Learn about the ways that people actually go about financing acquisition transactions (you can read our article that details the 3 most common ways to finance a business here). Figure out how small to medium business transactions are typically structured—how do buyers financially and legally assume ownership from previous owners? Conversely, how do buyers purchase business assets and shares from shareholders? What are the benefits and the negatives to particular transaction methods?

Being knowledgeable about the general principles of deal transactions will help you understand the kind of business you want to purchase and how to actually acquire the sorts of materials and resources you’re looking for. It will also help you understand potential sellers’ intentions and allow you to easily align with their selling intentions, hopefully making the process of negotiation and purchase agreement drafting easier.

When it comes to small-to-mid-sized enterprise (SME) acquisitions, there are two principal methods for deal structuring transactions. The first is called a stock purchase, and the second is called an asset purchase.

What is a Stock Purchase?

A stock purchase occurs when a buyer purchases all or most of a company’s shares. Through a stock purchase, the target company remains intact under its new ownership. In other words, “the acquirer buys the stock of the target and takes the target as it finds it…” 

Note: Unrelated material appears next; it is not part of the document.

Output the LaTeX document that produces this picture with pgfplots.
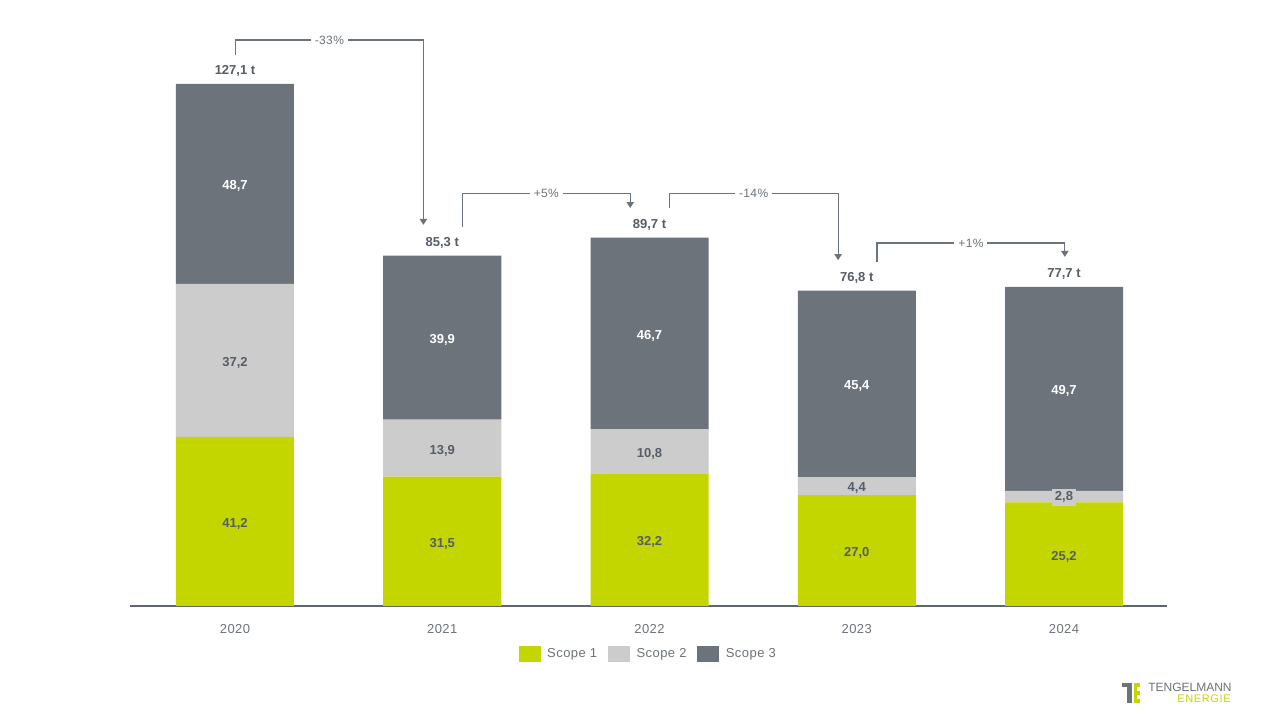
\documentclass[border=0pt]{standalone}
\usepackage{pgfplots}
\pgfplotsset{compat=1.18}
\usepackage{fontspec}
\setmainfont{Liberation Sans}
\usetikzlibrary{arrows.meta}
\definecolor{sone}{HTML}{C3D600}
\definecolor{stwo}{HTML}{CCCCCC}
\definecolor{sthree}{HTML}{6C737A}
\definecolor{axgrey}{HTML}{5F6670}
\definecolor{txtdark}{HTML}{565D66}
\definecolor{txtgrey}{HTML}{6C737A}
\newcommand\lsfont{\fontsize{9.75pt}{11pt}\selectfont\addfontfeatures{LetterSpace=3.5}}
\begin{document}
\begin{tikzpicture}[
  seglab/.style={font=\fontsize{9.75pt}{11pt}\selectfont\bfseries, text=txtdark, inner sep=2pt, yshift=-1.8pt},
  twolab/.style={seglab, fill=stwo, inner xsep=2.5pt, inner ysep=0.8pt},
  totlab/.style={font=\fontsize{9.75pt}{11pt}\selectfont\bfseries, text=txtdark, yshift=9.6pt},
  brk/.style={draw=sthree, line width=0.9pt, -{Triangle[width=5.5pt,length=4.5pt]}},
  pct/.style={font=\fontsize{9pt}{10pt}\selectfont\addfontfeatures{LetterSpace=3}, text=txtgrey, fill=white, inner xsep=3pt, inner ysep=1pt},
]
\path[use as bounding box, fill=white] (-97.5pt,-85.5pt) rectangle (862.5pt,454.5pt);
\begin{axis}[
  at={(0pt,0pt)}, anchor=south west,
  scale only axis, width=777.75pt, height=431.25pt,
  xmin=-0.5066, xmax=4.497, ymin=0, ymax=140,
  ybar stacked, bar width=88.5pt,
  clip=false,
  axis y line=none, axis x line*=bottom,
  x axis line style={draw=axgrey, line width=1pt},
  xtick={0,1,2,3,4}, xticklabels={2020,2021,2022,2023,2024},
  major tick length=0pt,
  /pgf/number format/assume math mode=true,
  xticklabel style={anchor=center, yshift=-17.25pt, font=\lsfont, text=txtgrey},
  legend style={at={(0.5,-0.084)}, anchor=center, draw=none, fill=none,
    font=\lsfont, text=txtgrey,
    /tikz/every even column/.append style={column sep=6pt}},
  legend columns=3,
  legend image code/.code={\fill[#1,draw=none] (0pt,-6pt) rectangle (16.5pt,6pt); \path (19.5pt,0pt);},
]
\addplot[fill=sone, draw=none] coordinates {(0,41.2) (1,31.5) (2,32.2) (3,27.0) (4,25.2)};
\addplot[fill=stwo, draw=none] coordinates {(0,37.2) (1,13.9) (2,10.8) (3,4.4) (4,2.8)};
\addplot[fill=sthree, draw=none] coordinates {(0,48.7) (1,39.9) (2,46.7) (3,45.4) (4,49.7)};
\legend{Scope 1, Scope 2, Scope 3}
% anchor points for labels
\coordinate (a0) at (axis cs:0,20.6);
\coordinate (a1) at (axis cs:1,15.75);
\coordinate (a2) at (axis cs:2,16.1);
\coordinate (a3) at (axis cs:3,13.5);
\coordinate (a4) at (axis cs:4,12.6);
\coordinate (b0) at (axis cs:0,59.8);
\coordinate (b1) at (axis cs:1,38.45);
\coordinate (b2) at (axis cs:2,37.6);
\coordinate (b3) at (axis cs:3,29.2);
\coordinate (b4) at (axis cs:4,26.6);
\coordinate (c0) at (axis cs:0,102.75);
\coordinate (c1) at (axis cs:1,65.35);
\coordinate (c2) at (axis cs:2,66.35);
\coordinate (c3) at (axis cs:3,54.1);
\coordinate (c4) at (axis cs:4,52.85);
\coordinate (t0) at (axis cs:0,127.1);
\coordinate (t1) at (axis cs:1,85.3);
\coordinate (t2) at (axis cs:2,89.7);
\coordinate (t3) at (axis cs:3,76.8);
\coordinate (t4) at (axis cs:4,77.7);
\coordinate (p1a) at (axis cs:0.002,134.2);
\coordinate (p1b) at (axis cs:0.909,137.8);
\coordinate (p1c) at (axis cs:0.909,92.8);
\coordinate (p1l) at (axis cs:0.4555,137.8);
\coordinate (p2a) at (axis cs:1.097,92.3);
\coordinate (p2b) at (axis cs:1.907,100.4);
\coordinate (p2c) at (axis cs:1.907,96.9);
\coordinate (p2l) at (axis cs:1.502,100.4);
\coordinate (p3a) at (axis cs:2.095,96.9);
\coordinate (p3b) at (axis cs:2.910,100.4);
\coordinate (p3c) at (axis cs:2.910,84.2);
\coordinate (p3l) at (axis cs:2.5025,100.4);
\coordinate (p4a) at (axis cs:3.098,83.8);
\coordinate (p4b) at (axis cs:4.004,88.4);
\coordinate (p4c) at (axis cs:4.004,85.0);
\coordinate (p4l) at (axis cs:3.551,88.4);
\end{axis}
% segment labels
\node[seglab] at (a0) {41,2};
\node[seglab] at (a1) {31,5};
\node[seglab] at (a2) {32,2};
\node[seglab] at (a3) {27,0};
\node[seglab] at (a4) {25,2};
\node[twolab] at (b0) {37,2};
\node[twolab] at (b1) {13,9};
\node[twolab] at (b2) {10,8};
\node[twolab] at (b3) {4,4};
\node[twolab, inner ysep=2.2pt, yshift=1.3pt] at (b4) {2,8};
\node[seglab, text=white] at (c0) {48,7};
\node[seglab, text=white] at (c1) {39,9};
\node[seglab, text=white] at (c2) {46,7};
\node[seglab, text=white] at (c3) {45,4};
\node[seglab, text=white] at (c4) {49,7};
% totals
\node[totlab] at (t0) {127,1 t};
\node[totlab] at (t1) {85,3 t};
\node[totlab] at (t2) {89,7 t};
\node[totlab] at (t3) {76,8 t};
\node[totlab] at (t4) {77,7 t};
% brackets
\draw[brk] (p1a) |- (p1b) -- (p1c);
\draw[brk] (p2a) |- (p2b) -- (p2c);
\draw[brk] (p3a) |- (p3b) -- (p3c);
\draw[brk] (p4a) |- (p4b) -- (p4c);
\node[pct] at (p1l) {-33\%};
\node[pct] at (p2l) {+5\%};
\node[pct] at (p3l) {-14\%};
\node[pct] at (p4l) {+1\%};
% logo
\begin{scope}[shift={(-97.5pt,454.5pt)}, x=0.75pt, y=-0.75pt]
\fill[sthree] (1122,683) rectangle (1132,687);
\fill[sthree] (1127,683) rectangle (1132,703);
\fill[sone] (1134,683) rectangle (1137,703);
\fill[sone] (1137,683) rectangle (1140,687);
\fill[sone] (1137,691) rectangle (1140,695);
\fill[sone] (1137,699) rectangle (1140,703);
\node[anchor=base west, inner sep=0, text=sthree, font=\fontsize{9pt}{10pt}\selectfont] at (1148,691.5) {TENGELMANN};
\node[anchor=base east, inner sep=0, text=sone, font=\fontsize{8.25pt}{9pt}\selectfont\addfontfeatures{LetterSpace=6}] at (1231,703) {ENERGIE};
\end{scope}
\end{tikzpicture}
\end{document}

Typically, this method of transaction is the preferred approach for sellers because the new owner assumes all risks associated with the business. For example, the buyer takes on the seller’s debts, obligations and liabilities. Additionally, in the case of a stock acquisition, sellers commonly obtain the tax advantage of capital gain exemptions. 

Pros of a Stock Purchase for Buyers:

  • Through a stock purchase a buyer doesn’t typically have to re-value or  retitle acquired assets.
  • Through a stock purchase a buyer usually takes on non-assignable licenses and permits without having to gather consent.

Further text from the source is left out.